On Monday, June 06, 2011 03:35:30 AM Ilias L. wrote:
names.each { puts e) # e = entry
Currently I have no plan to change the core like that.
So this would be a low-priority issue?
Would a thoroughly worked out patch be accepted?
I’m not sure that I have a vote, but I’d also vote against. I like the
motivation, and that’s why we have clever hacks like Symbol#to_proc:
names.map(&:to_s)
But adding a magic variable seems like it would be very surprising in a
bad
way. Suppose I left an empty argument list because I actually don’t want
any
arguments? For example:
10.times { puts ‘Hello, world!’ }
It doesn’t really help if it only applies to ‘each’, either. Then we
have the
very surprising situation where these two lines do different things:
item = ‘world’
10.times { puts “Hello, #{item}!” }
10.times.each { puts “Hello, #{item}!” }
And ‘item’ is a common word. In fact, the suggestion for ‘it’ seems like
it
would be even worse in this respect. On the other hand, choosing
anything
that’s deliberately uncommon, like, say, item, would defeat the
purpose.
One approach might be to somehow let other variables take precedence,
so, for
example, if I’d defined ‘item’ elsewhere, it wouldn’t be overridden by
this.
But that opens up its own can of worms. Do you consider only local
variables?
Then a local variable would be different than a method call on the
current
object, which is surprising. And if you do consider methods, how do you
find
out whether the current object responds to the method you want? If you
only
look at methods actually defined, you miss any method_missing hacks,
which is
surprising. If you call respond_to?, that’s still not foolproof, and
it’s
likely to have serious performance implications, unless you cache the
result
– and if you do, then I can’t define methods inside that loop and
expect to
use them immediately, which seems like a reasonable thing to do.
I don’t really see a good way to make this work.

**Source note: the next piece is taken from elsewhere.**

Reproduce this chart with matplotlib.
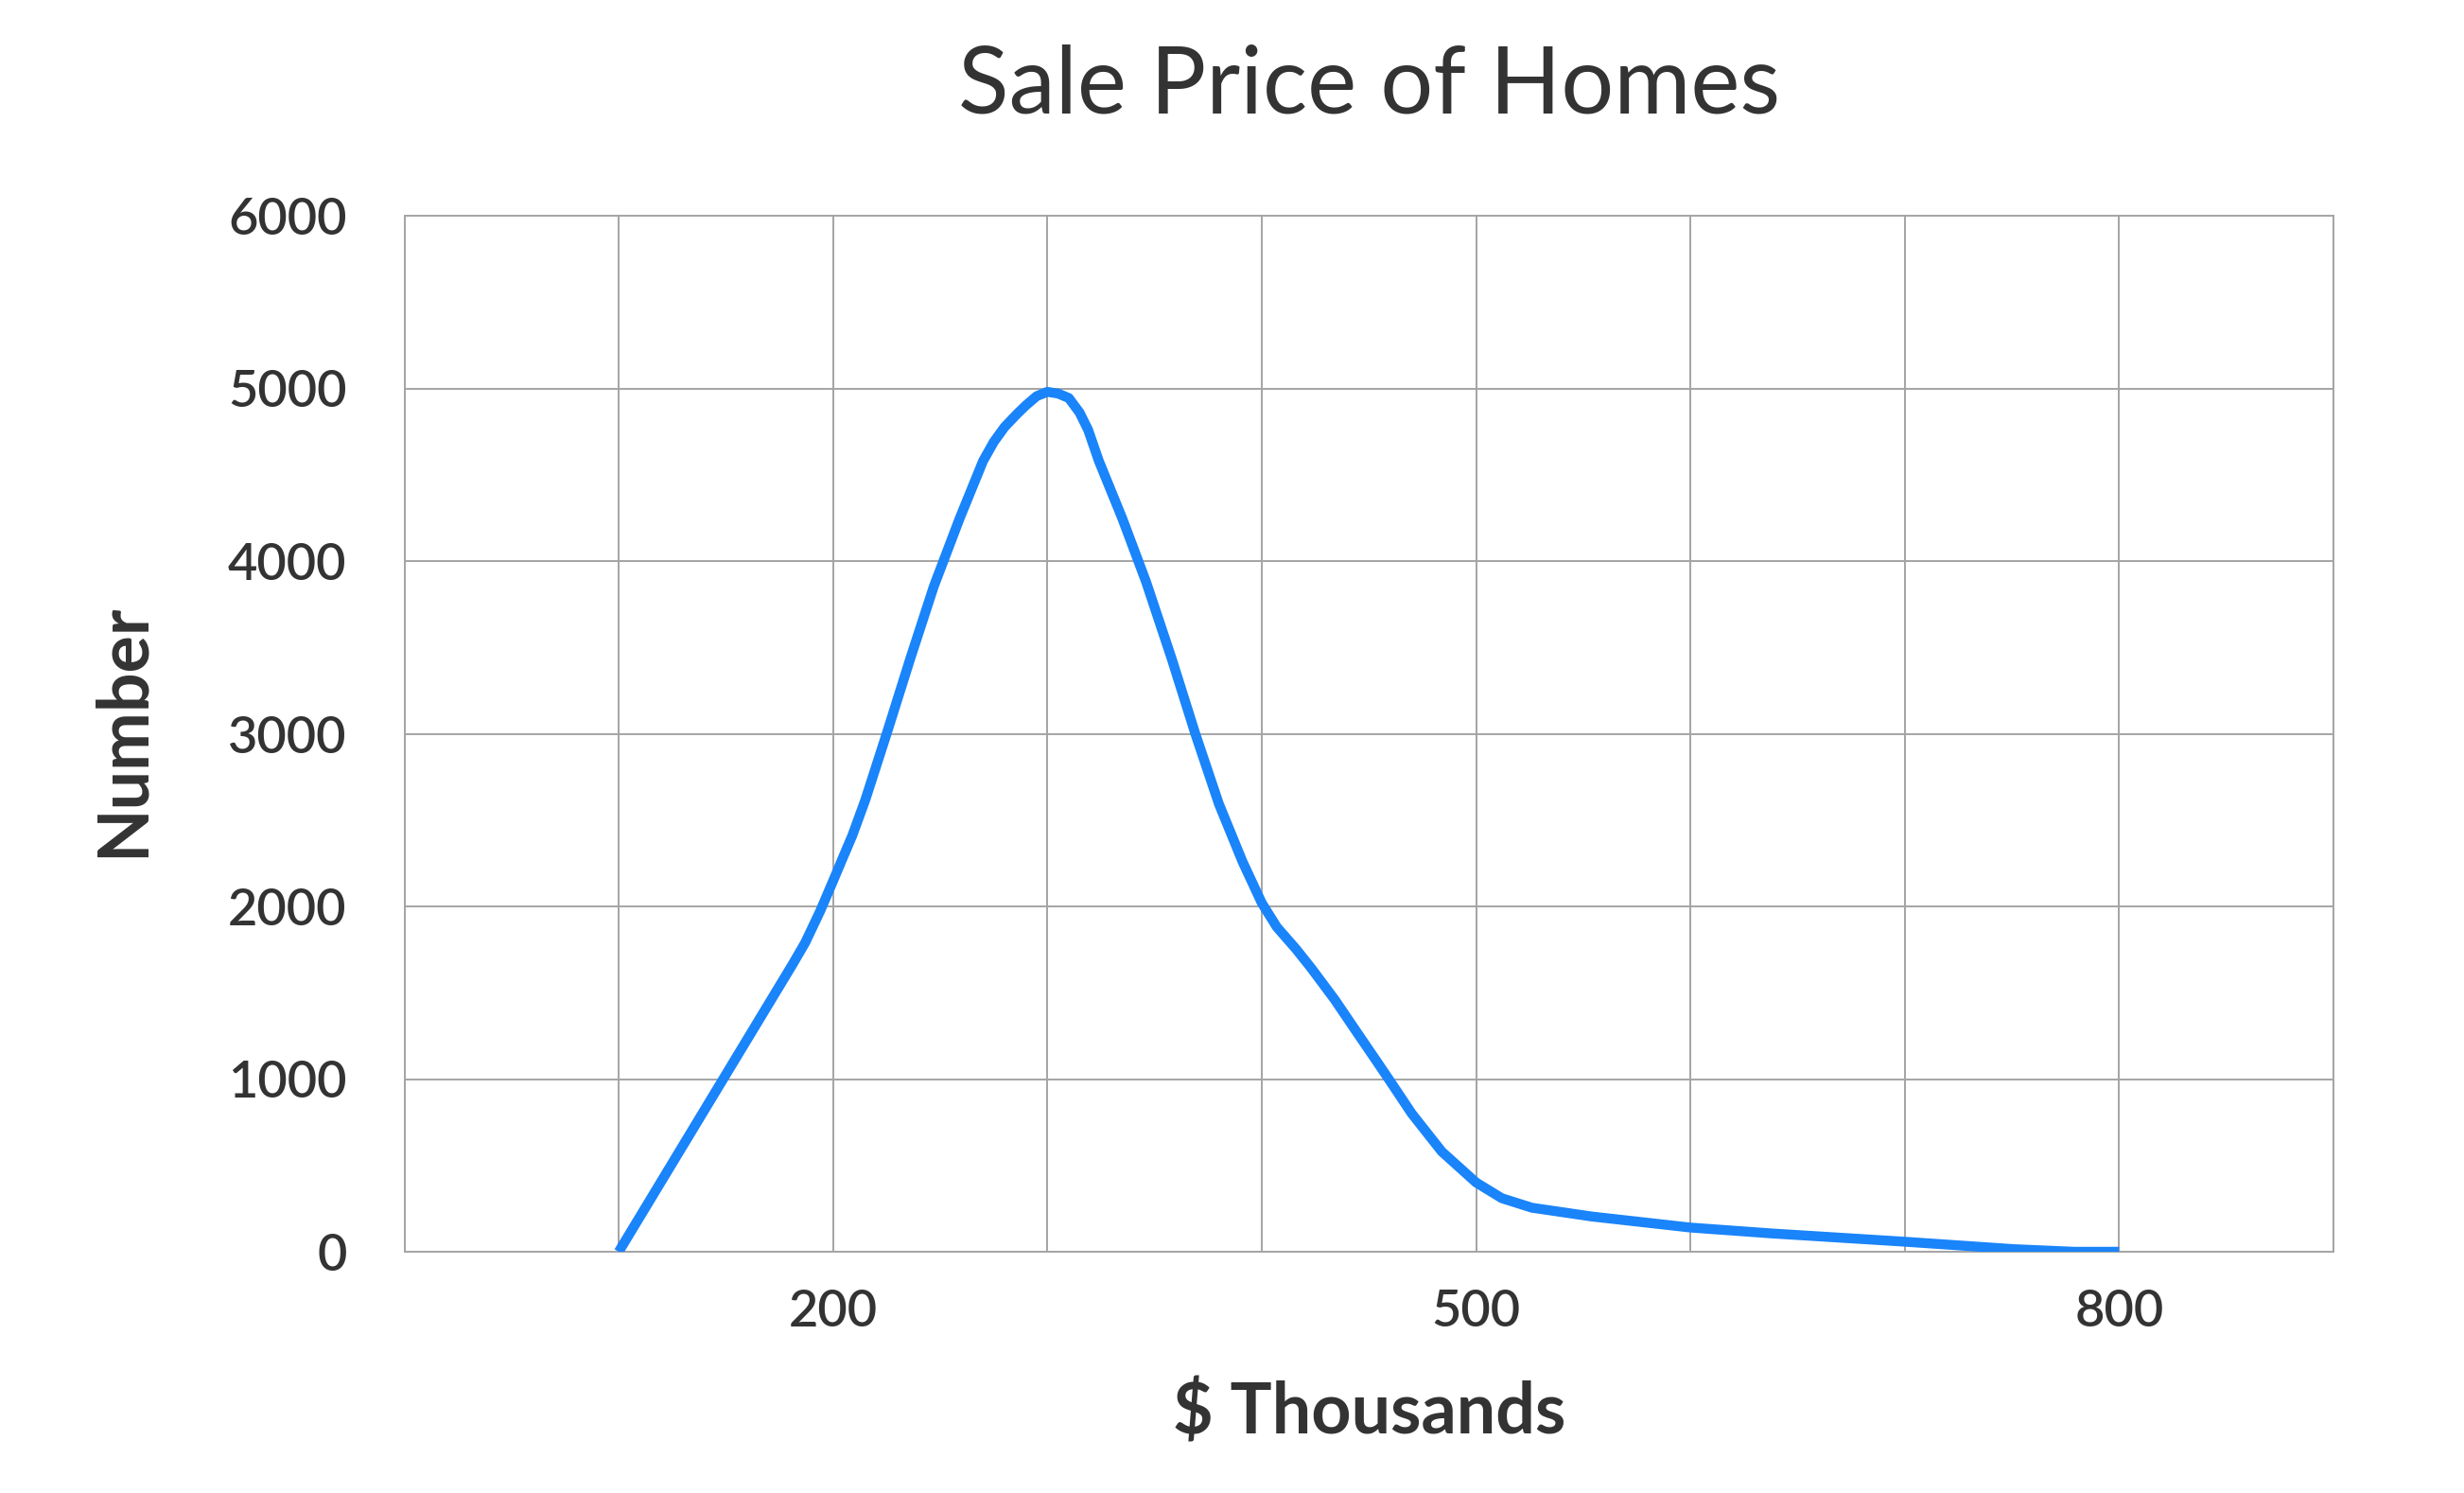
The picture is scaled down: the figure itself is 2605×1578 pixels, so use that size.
import matplotlib
matplotlib.use("Agg")
import matplotlib.pyplot as plt
from matplotlib.ticker import MultipleLocator, FixedLocator

plt.rcParams['font.family'] = ['Lato', 'DejaVu Sans']

# ---- data ----
title = "Sale Price of Homes"
x_label = "$ Thousands"
y_label = "Number"
price = [100, 181, 187, 194, 200, 204, 209, 215, 225, 236, 247, 259, 270, 275,
         280, 286, 290, 295, 300, 305, 310, 315, 319, 324, 335, 346, 358, 369,
         380, 391, 400, 407, 416, 423, 434, 444, 454, 460, 470, 484, 500, 512,
         526, 554, 600, 638, 700, 751, 779, 800]
count = [0, 1662, 1790, 1973, 2147, 2265, 2411, 2615, 3000, 3434, 3853, 4245,
         4580, 4690, 4776, 4854, 4902, 4955, 4980, 4970, 4944, 4860, 4760, 4580,
         4245, 3881, 3434, 3000, 2594, 2260, 2020, 1881, 1753, 1644, 1461, 1278,
         1096, 986, 800, 580, 401, 310, 255, 204, 140, 106, 58, 15, 0, 0]
x_ticks = [200, 500, 800]
y_ticks = [0, 1000, 2000, 3000, 4000, 5000, 6000]

W, H = 2605, 1578
DPI = 100
fig = plt.figure(figsize=(W / DPI, H / DPI), dpi=DPI)
fig.patch.set_facecolor('white')

left, right = 427.5 / W, 2467 / W
top, bottom = 1 - 228 / H, 1 - 1323 / H
ax = fig.add_axes([left, bottom, right - left, top - bottom])

grid_c = '#a4a4a4'
text_c = '#333333'

ax.plot(price, count, color='#1a84fa', lw=7.5, solid_capstyle='butt',
        solid_joinstyle='round', zorder=3)

ax.set_xlim(0, 900)
ax.set_ylim(0, 6000)
ax.xaxis.set_major_locator(FixedLocator(x_ticks))
ax.xaxis.set_minor_locator(MultipleLocator(100))
ax.yaxis.set_major_locator(FixedLocator(y_ticks))
ax.grid(True, which='both', axis='x', color=grid_c, lw=1.4, zorder=1)
ax.grid(True, which='major', axis='y', color=grid_c, lw=1.4, zorder=1)
ax.tick_params(axis='both', which='both', length=0)
ax.tick_params(axis='x', pad=28, labelsize=39, labelcolor=text_c)
ax.tick_params(axis='y', pad=44, labelsize=39, labelcolor=text_c)
for lab in ax.get_xticklabels() + ax.get_yticklabels():
    lab.set_fontweight('semibold')
for s in ax.spines.values():
    s.set_color(grid_c)
    s.set_linewidth(1.4)

cx = (427.5 + 2467) / 2 / W
fig.text(cx, 1 - 120 / H, title, ha='center', va='baseline',
         fontsize=71, color=text_c, fontweight='normal')
fig.text(cx, 1 - 1515.7 / H, x_label, ha='center', va='baseline',
         fontsize=53, color=text_c, fontweight='bold')
fig.text(152 / W, 1 - 771.5 / H, y_label, ha='center', va='baseline',
         rotation=90, rotation_mode='anchor',
         fontsize=53, color=text_c, fontweight='bold')

fig.savefig('out.png', dpi=DPI, facecolor='white')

One of the more interesting features of Perl is the default variable, $_
most builtin functions will automatically default to this if you don’t
provide
an explicit variable. It certainly prevents some repetitive code, makes
some
things seem shorter and cleaner, and it seems pretty cool. But then you
end up
with code like this:
while() {
chomp;
print “$1\n” if /^Hello, (.*)/;
}
…and that’s a short, mostly-readable example because I frankly don’t
remember enough about Perl to make it really dangerous. Even so, look at
how
twisted it is already. If you’re not a Perlist already, it’s not obvious
that
“while()” actually loops over each line of standard input. Once
you get
that, you might figure out that chomp and the regex should apply to
these
lines, but it’s much more common to find a somewhat larger loop body,
with
actual variables mixed and matched with automagic ones.
And that’s only one kind of default variable, and there are all sorts of
other
variables Perl magically defines for you. Ruby’s borrowed a few of them,
but
they’re all well-defined by now, and generally obviously ‘special’ in
some
way, like FILE and $1. Adding new ones at this point, especially in
such a
way that they could easily be confused with common variables, seems like
a
very bad idea.
Sometimes, verbosity is good. I’d much rather do a little extra typing
from
time to time than have Perl-like black magic going on behind the scenes.